Before you start over you should ask yourself if you are prepared to enforce every rule each and every time, no matter the situation, the place or the time. On an intellectual level most teachers answer “yes”. It’s the practical level where the “yes” often turns into “most of the time”. To help with the commitment to enforcing rules is the caveat: Don’t make any rule you are not prepared to enforce. This should narrow your rules from the must have to this one can wait. In other words, imagine a student breaking one of your rules, then imagine yourself stopping instruction and switching to discipline.
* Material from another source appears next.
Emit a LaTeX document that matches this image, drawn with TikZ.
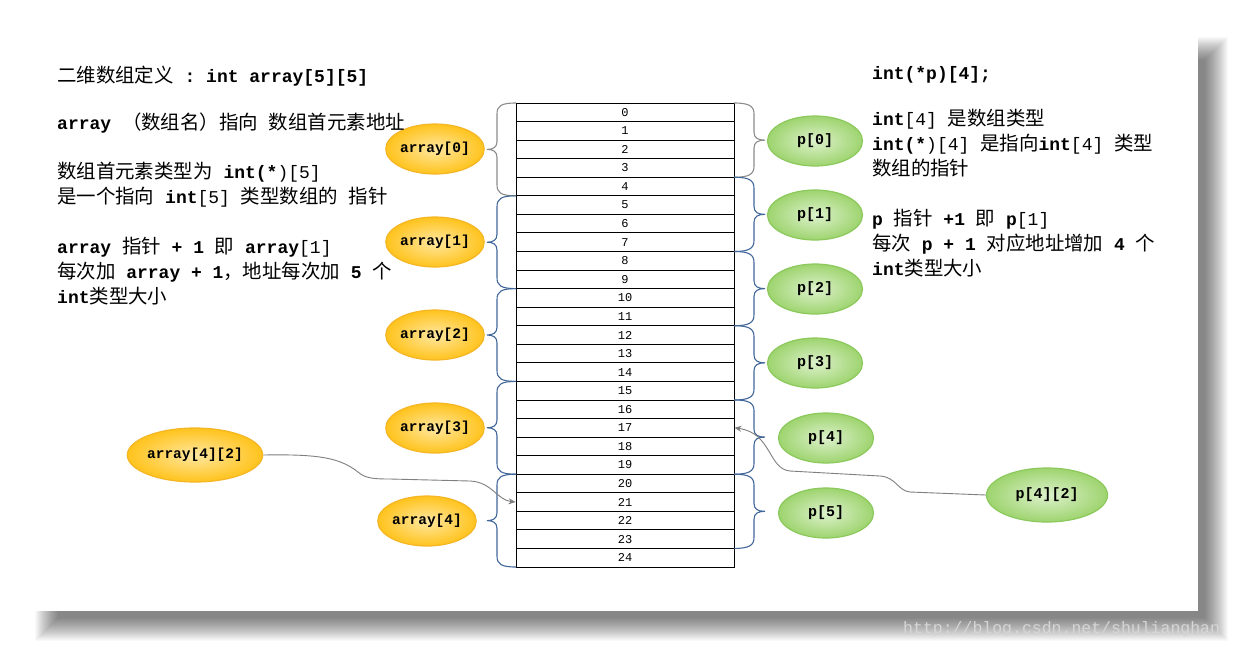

An example that is quite common in classrooms: Rule - Raise your hand and wait to be recognized before speaking. Assume the teacher, A, has taught the rule with modeling and practice. It’s two weeks later, and A is leading a lively discussion. A bright student blurts out a comment. A decides to ignore it because the call-out was thoughtful and on-topic, and A doesn’t want to lose momentum of the discussion. Sounds reasonable. Many teachers would agree that’s what should be done.

The whole class just witnessed a student break a rule and A didn’t nothing about it. With the best of intentions, A has just taught the class her/his rules mean zilch. In the moment of truth A chose instruction over discipline. And since this rule doesn’t apply expect students to start testing other rules to find out what is for real and what is a fake.